Reading Buddies scamper out of the cold, after decorating the tree in Carolina Village’s main courtyard. Photo by Pete Zamplas.
The elders and children alike braved a very chilly wind Thursday morning, as youth decorated a tree. It is in Carolina Village’s primary courtyard, and viewable from the dining room and near the main entrance. One child playfully termed the group “freezing buddies” on this cold morning.
The Hillandale Elementary second-graders are in Susan Justice’s class. She said they spent an hour and half making ornaments two days earlier in class, and that five adults donated supplies and helped supervise the project. The children stuck birdseed onto peanut butter, to stay on bagel halves and pinecones for birds to eat.
Haylie Matheson goes to help decorate the tree in Carolina Village’s main courtyard. She is ushered by her tutor, Revonda Ward. Photo by Pete Zamplas.
The food draws the feathered creatures into viewable proximity of Carolina Village (C.V.) residents. Other small wildlife can munch on a string of popcorn, toasted oat cereal and cherries. Floral wire was used for garland, to further decorate the tree.
“I’m sorta proud, for constructing something like this,” Christopher Blake Mills said with a smile.
“This is the real meaning of Christmas — giving,” C.V. Activities Director Betty Hensley said. Justice echoed the theme, of “learning the spirit of giving” and giving back for the tutoring.
The volunteer tutors gave gifts to their respective pupils, Thursday in the C.V. Education Center. Reading sessions are there for an hour, on the first Thursday morning of each month. Children read to and with the same senior adult, each time. Tutors mostly reside in C.V. independent living apartments.
Tutor Joyce Youngblood said it is very rewarding to see her student Mills’ progress in reading. Her daughter Kaye Youngblood teaches in Hendersonville High School.
Shirley Byrd hugs her student, back right, amidst Susan Justice’s second-grade class from Hillandale lining up to leave Carolina Village’s Education Center. They carry gifts from their tutors. Photo by Pete Zamplas.
Tutor Shirley Byrd was a nurse for 24 years. Her husband Charlie was superintendent of Hendersonville City Schools. Shirley said a key is to make reading “interesting and fun” for the child. Her student is “easy to work with.”

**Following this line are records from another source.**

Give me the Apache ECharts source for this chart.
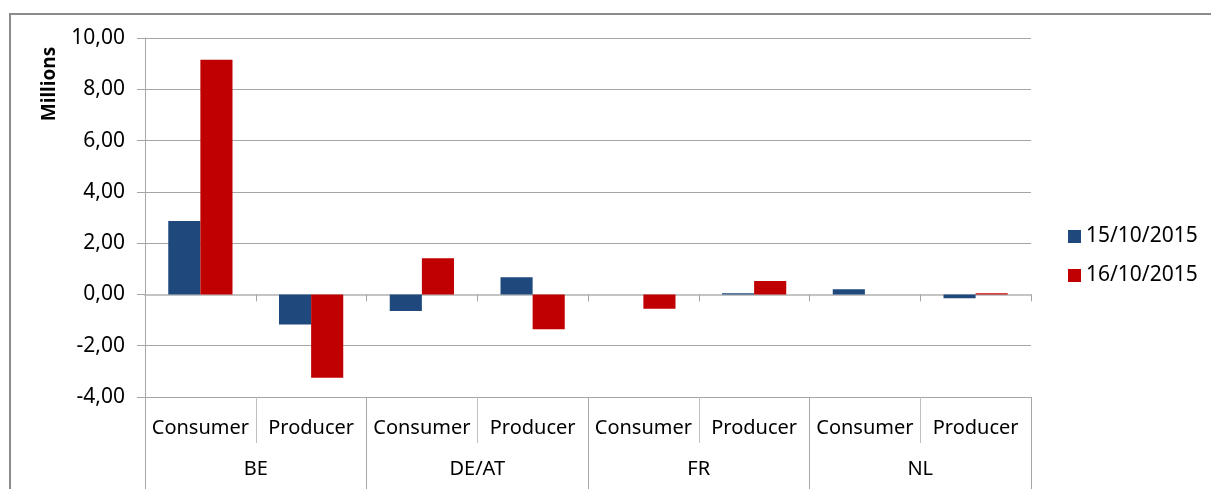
<!DOCTYPE html>
<html>
<head>
<meta charset="utf-8">
<script src="https://cdn.jsdelivr.net/npm/echarts@6/dist/echarts.min.js"></script>
<style>
  html, body { margin: 0; padding: 0; background: #fff; }
</style>
</head>
<body>
<div id="main" style="width: 1211px; height: 489px;"></div>
<script>
// data (millions)
const subCategories = ["Consumer", "Producer", "Consumer", "Producer", "Consumer", "Producer", "Consumer", "Producer"];
const groups = ["BE", "DE/AT", "FR", "NL"];
const seriesNames = ["15/10/2015", "16/10/2015"];
const day1 = [2.86, -1.17, -0.65, 0.67, 0, 0.05, 0.2, -0.15];
const day2 = [9.15, -3.25, 1.41, -1.36, -0.56, 0.52, 0, 0.05];
const yTicks = { min: -4, max: 10, step: 2 };

const font = "'Noto Sans', sans-serif";
const myChart = echarts.init(document.getElementById("main"));

myChart.setOption({
  animation: false,
  textStyle: { fontFamily: font },
  grid: { left: 145, right: 180, top: 38, bottom: 92, containLabel: false },
  legend: {
    orient: "vertical",
    left: 1063,
    top: 221,
    icon: "rect",
    itemWidth: 13,
    itemHeight: 13,
    itemGap: 18,
    data: seriesNames,
    textStyle: { fontSize: 21, color: "#000", fontFamily: font, lineHeight: 21 },
  },
  graphic: [
    {
      type: "rect",
      shape: { x: 10, y: 14, width: 1220, height: 500 },
      style: { fill: "none", stroke: "#8c8c8c", lineWidth: 2 },
      silent: true,
    },
    {
      type: "text",
      x: 50,
      y: 84,
      rotation: Math.PI / 2,
      style: {
        text: "Millions",
        font: "bold 19px " + font,
        fill: "#000",
        align: "center",
        verticalAlign: "middle",
      },
    },
  ],
  xAxis: [
    {
      // axis line at zero
      type: "category",
      data: subCategories,
      axisLine: { show: true, onZero: true, lineStyle: { color: "#c4c4c4", width: 2 } },
      axisTick: { show: true, interval: 0, length: 7, lineStyle: { color: "#a6a6a6" } },
      axisLabel: { show: false },
    },
    {
      type: "category",
      data: subCategories,
      position: "bottom",
      axisLine: { show: false, onZero: false },
      axisTick: { show: true, interval: 0, length: 46, lineStyle: { color: "#bfbfbf" } },
      axisLabel: { interval: 0, fontSize: 20, color: "#000", margin: 21, fontFamily: font },
    },
    {
      type: "category",
      data: groups,
      position: "bottom",
      axisLine: { show: false, onZero: false },
      axisTick: { show: true, interval: 0, length: 92, lineStyle: { color: "#a6a6a6" } },
      axisLabel: { interval: 0, fontSize: 20, color: "#000", margin: 62, fontFamily: font },
    },
  ],
  yAxis: {
    type: "value",
    min: yTicks.min,
    max: yTicks.max,
    interval: yTicks.step,
    axisLine: { show: true, lineStyle: { color: "#a6a6a6" } },
    axisTick: { show: true, length: 8, lineStyle: { color: "#a6a6a6" } },
    splitLine: { show: true, lineStyle: { color: "#a6a6a6" } },
    axisLabel: {
      fontSize: 21,
      color: "#000",
      margin: 20,
      fontFamily: font,
      formatter: (v) => v.toFixed(2).replace(".", ","),
    },
  },
  series: [
    {
      name: seriesNames[0],
      type: "bar",
      data: day1,
      barGap: "0%",
      barCategoryGap: "42%",
      itemStyle: { color: "#1f497d" },
    },
    {
      name: seriesNames[1],
      type: "bar",
      data: day2,
      barGap: "0%",
      barCategoryGap: "42%",
      itemStyle: { color: "#c00000" },
    },
  ],
});

window.onresize = function () {
  myChart.resize();
};
</script>
</body>
</html>
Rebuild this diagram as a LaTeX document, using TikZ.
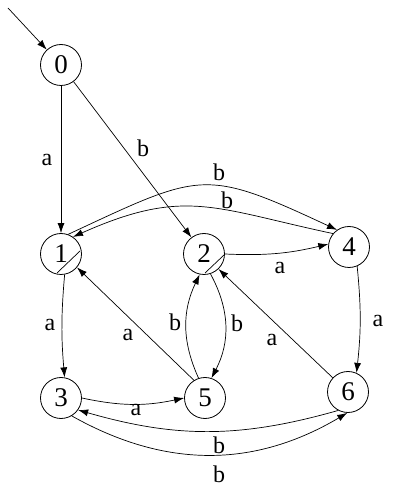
\documentclass[tikz,border=0pt]{standalone}
\usepackage{fontspec}
\setmainfont{Liberation Serif}
\usetikzlibrary{arrows.meta}
\begin{document}
\begin{tikzpicture}[x=1pt,y=1pt,
  state/.style={circle,draw,line width=0.8pt,minimum size=41pt,inner sep=0pt,font=\fontsize{27}{29}\selectfont},
  arr/.style={line width=0.7pt,-{Latex[length=10pt,width=7pt]}},
  lbl/.style={inner sep=0pt,font=\fontsize{24}{26}\selectfont},
  artifact/.style={line width=0.7pt}]
\useasboundingbox (0,0) rectangle (405,499);
\node[state] (n0) at (61,434) {0};
\node[state] (n1) at (61,245) {1};
\node[state] (n2) at (204,245) {2};
\node[state] (n4) at (349,252) {4};
\node[state] (n3) at (61,101) {3};
\node[state] (n5) at (205,101) {5};
\node[state] (n6) at (348,107) {6};
\coordinate (s) at (8,491);
% artifacts inside nodes
\draw[artifact] (57,226) -- (80,248);
\draw[artifact] (205,226) -- (224,244);
% edges
\draw[arr] (s) -- (n0);
\draw[arr] (n0) -- (n1);
\draw[arr] (n0) -- (n2);
\draw[arr] (n1.70) to[out=25,in=155,looseness=1.4] (n4.125);
\draw[arr] (n4.140) to[out=168,in=24,looseness=1.2] (n1.55);
\draw[arr] (n2.east) to[bend right=8] (n4.172);
\draw[arr] (n1.-80) to[bend right=5] (n3.80);
\draw[arr] (n5.122) -- (n1.-40);
\draw[arr] (n5.108) to[bend left=25] (n2.-102);
\draw[arr] (n2.-72) to[bend left=28] (n5.72);
\draw[arr] (n6.137) -- (n2.-46);
\draw[arr] (n4.-67) to[bend left=6] (n6.66);
\draw[arr] (n3.east) to[bend right=12] (n5.west);
\draw[arr] (n6.-118) to[bend left=16] (n3.-35);
\draw[arr] (n3.-59) to[bend right=30] (n6.-92);
% labels
\node[lbl] (l01) at (47,339) {a};
\node[lbl] (l02) at (143,351) {b};
\node[lbl] (l14) at (219,327) {b};
\node[lbl] (l41) at (227,299) {b};
\node[lbl] (l24) at (280,231) {a};
\node[lbl] (l13) at (50,174) {a};
\node[lbl] (l51) at (128,164) {a};
\node[lbl] (l52) at (175,177) {b};
\node[lbl] (l25) at (237,176) {b};
\node[lbl] (l62) at (272,159) {a};
\node[lbl] (l46) at (378,178) {a};
\node[lbl] (l35) at (136,89) {a};
\node[lbl] (l63) at (219,54) {b};
\node[lbl] (l36) at (219,25) {b};
\end{tikzpicture}
\end{document}
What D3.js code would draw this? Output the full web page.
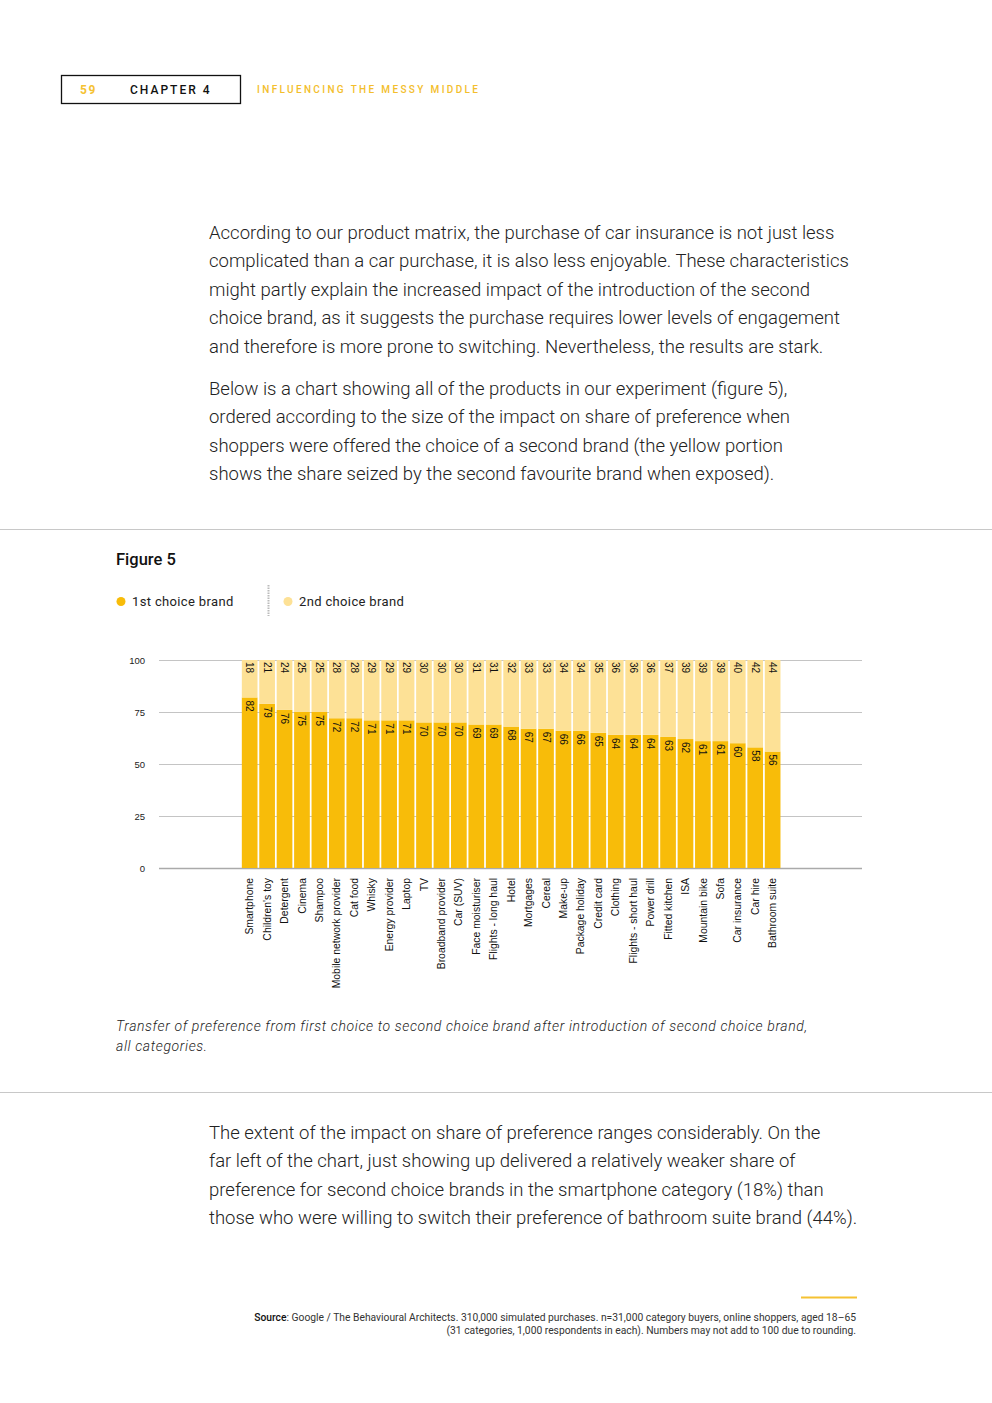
<!DOCTYPE html>
<html><head><meta charset="utf-8">
<script src="https://cdn.jsdelivr.net/npm/d3@7"></script>
<style>
html,body{margin:0;padding:0;background:#fff;}
svg{display:block;}
</style></head>
<body>
<script>
const categories = ["Smartphone","Children's toy","Detergent","Cinema","Shampoo","Mobile network provider","Cat food","Whisky","Energy provider","Laptop","TV","Broadband provider","Car (SUV)","Face moisturiser","Flights - long haul","Hotel","Mortgages","Cereal","Make-up","Package holiday","Credit card","Clothing","Flights - short haul","Power drill","Fitted kitchen","ISA","Mountain bike","Sofa","Car insurance","Car hire","Bathroom suite"];
const firstChoice = [82,79,76,75,75,72,72,71,71,71,70,70,70,69,69,68,67,67,66,66,65,64,64,64,63,62,61,61,60,58,56];
const secondChoice = [18,21,24,25,25,28,28,29,29,29,30,30,30,31,31,32,33,33,34,34,35,36,36,36,37,39,39,39,40,42,44];
const yTicks = [0,25,50,75,100];
const seriesNames = ["1st choice brand","2nd choice brand"];

const W=992,H=1403;
const C1="#F8BC09", C2="#FDE196", YEL="#F5C232";
const svg=d3.select("body").append("svg").attr("width",W).attr("height",H);

// header
svg.append("rect").attr("x",61.5).attr("y",75.5).attr("width",179).attr("height",28).attr("fill","none").attr("stroke","#111").attr("stroke-width",1.3);
svg.append("text").attr("x",80).attr("y",94).text("59").attr("font-family","Roboto").attr("font-weight",700).attr("font-size",12).attr("letter-spacing",1.5).attr("fill",YEL);
svg.append("text").attr("x",130).attr("y",94).text("CHAPTER 4").attr("font-family","Roboto").attr("font-weight",500).attr("font-size",12).attr("letter-spacing",2).attr("fill","#111");
svg.append("text").attr("x",257).attr("y",93).text("INFLUENCING THE MESSY MIDDLE").attr("font-family","Roboto").attr("font-weight",500).attr("font-size",10).attr("letter-spacing",2.35).attr("fill","#F3BE2C");

// body text
function para(lines,x,y0,lh){
  lines.forEach((l,i)=>svg.append("text").attr("x",x).attr("y",y0+i*lh).text(l)
    .attr("font-family","Roboto").attr("font-weight",300).attr("font-size",18.5).attr("fill","#222"));
}
para(["According to our product matrix, the purchase of car insurance is not just less",
"complicated than a car purchase, it is also less enjoyable. These characteristics",
"might partly explain the increased impact of the introduction of the second",
"choice brand, as it suggests the purchase requires lower levels of engagement",
"and therefore is more prone to switching. Nevertheless, the results are stark."],209,239,28.4);
para(["Below is a chart showing all of the products in our experiment (figure 5),",
"ordered according to the size of the impact on share of preference when",
"shoppers were offered the choice of a second brand (the yellow portion",
"shows the share seized by the second favourite brand when exposed)."],209,395,28.4);
para(["The extent of the impact on share of preference ranges considerably. On the",
"far left of the chart, just showing up delivered a relatively weaker share of",
"preference for second choice brands in the smartphone category (18%) than",
"those who were willing to switch their preference of bathroom suite brand (44%)."],209,1139,28.4);

// separators
svg.append("line").attr("x1",0).attr("x2",W).attr("y1",529.5).attr("y2",529.5).attr("stroke","#c8c8c8");
svg.append("line").attr("x1",0).attr("x2",W).attr("y1",1092.5).attr("y2",1092.5).attr("stroke","#c8c8c8");

// Figure title + legend
svg.append("text").attr("x",116).attr("y",565).text("Figure 5").attr("font-family","Roboto").attr("font-weight",500).attr("font-size",16.5).attr("fill","#111");
const legend = [{x:121,tx:132,c:C1,name:seriesNames[0]},{x:288,tx:299,c:C2,name:seriesNames[1]}];
legend.forEach(d=>{
  svg.append("circle").attr("cx",d.x).attr("cy",601.5).attr("r",4.5).attr("fill",d.c);
  svg.append("text").attr("x",d.tx).attr("y",605.5).text(d.name).attr("font-family","Roboto").attr("font-size",13).attr("letter-spacing",0.35).attr("fill","#222");
});
svg.append("line").attr("x1",268.5).attr("x2",268.5).attr("y1",585).attr("y2",616).attr("stroke","#bbb").attr("stroke-width",2).attr("stroke-dasharray","1.5,1");

// chart
const y=d3.scaleLinear().domain([0,100]).range([868,660]);
const x=d3.scaleBand().domain(categories).range([241.3,781]).paddingInner(0.1).paddingOuter(0.03);
const g=svg.append("g");
g.selectAll("line.grid").data(yTicks).join("line").attr("class","grid")
  .attr("x1",159).attr("x2",862).attr("y1",d=>Math.round(y(d))+0.5).attr("y2",d=>Math.round(y(d))+0.5)
  .attr("stroke",d=>d===0?"#aaa":"#c4c4c4").attr("stroke-width",d=>d===0?1.5:1);
g.selectAll("text.tick").data(yTicks).join("text").attr("class","tick")
  .attr("x",145).attr("y",d=>y(d)+3.5).attr("text-anchor","end").text(d=>d)
  .attr("font-family","Liberation Sans, Arial").attr("font-size",9.5).attr("fill","#222");

const data=categories.map((c,i)=>({c,a:firstChoice[i],b:secondChoice[i],top:Math.min(100,firstChoice[i]+secondChoice[i])}));
g.selectAll("rect.a").data(data).join("rect").attr("x",d=>x(d.c)).attr("width",x.bandwidth())
  .attr("y",d=>y(d.a)).attr("height",d=>y(0)-y(d.a)).attr("fill",C1);
g.selectAll("rect.b").data(data).join("rect").attr("x",d=>x(d.c)).attr("width",x.bandwidth())
  .attr("y",d=>y(d.top)).attr("height",d=>y(d.a)-y(d.top)).attr("fill",C2);

const lf="Liberation Sans, Arial";
g.selectAll("text.va").data(data).join("text")
  .attr("transform",d=>`translate(${x(d.c)+x.bandwidth()/2-3.5},${y(d.a)+3}) rotate(90)`)
  .text(d=>d.a).attr("font-family",lf).attr("font-size",10).attr("fill","#111");
g.selectAll("text.vb").data(data).join("text")
  .attr("transform",d=>`translate(${x(d.c)+x.bandwidth()/2-3.5},${y(d.top)+2}) rotate(90)`)
  .text(d=>d.b).attr("font-family",lf).attr("font-size",10).attr("fill","#111");
g.selectAll("text.cat").data(data).join("text")
  .attr("transform",d=>`translate(${x(d.c)+x.bandwidth()/2+3.6},878) rotate(-90)`)
  .attr("text-anchor","end").text(d=>d.c).attr("font-family",lf).attr("font-size",10.4).attr("fill","#111");

// caption
["Transfer of preference from first choice to second choice brand after introduction of second choice brand,","all categories."].forEach((t,i)=>
  svg.append("text").attr("x",116).attr("y",1031+i*20).text(t).attr("font-family","Roboto").attr("font-style","italic").attr("font-weight",300).attr("font-size",14).attr("letter-spacing",0.62).attr("fill","#222"));

// source
svg.append("line").attr("x1",801).attr("x2",857).attr("y1",1297.5).attr("y2",1297.5).attr("stroke",YEL).attr("stroke-width",2);
const s1=svg.append("text").attr("x",856).attr("y",1321).attr("text-anchor","end").attr("font-family","Roboto").attr("font-size",10.3).attr("fill","#333");
s1.append("tspan").attr("font-weight",500).attr("fill","#111").text("Source");
s1.append("tspan").text(": Google / The Behavioural Architects. 310,000 simulated purchases. n=31,000 category buyers, online shoppers, aged 18–65");
svg.append("text").attr("x",856).attr("y",1334).attr("text-anchor","end").attr("font-family","Roboto").attr("font-size",10.3).attr("fill","#333")
  .text("(31 categories, 1,000 respondents in each). Numbers may not add to 100 due to rounding.");
</script>
</body></html>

This girl’s favorite book stories include about a girl who takes “everything too literally.” Mrs. Byrd is impressed that the girl gets extra reading practice daily, at home with her father.
A Reading Buddies bonus is “companionship,” between elder and child and among the tutors, Mrs. Byrd said.
Retired remedial reading specialist Helen Zamplas, now 94, tutored in the program in recent years. “I had a very nice boy. He always worked hard. He improved a lot. We had a good time together.”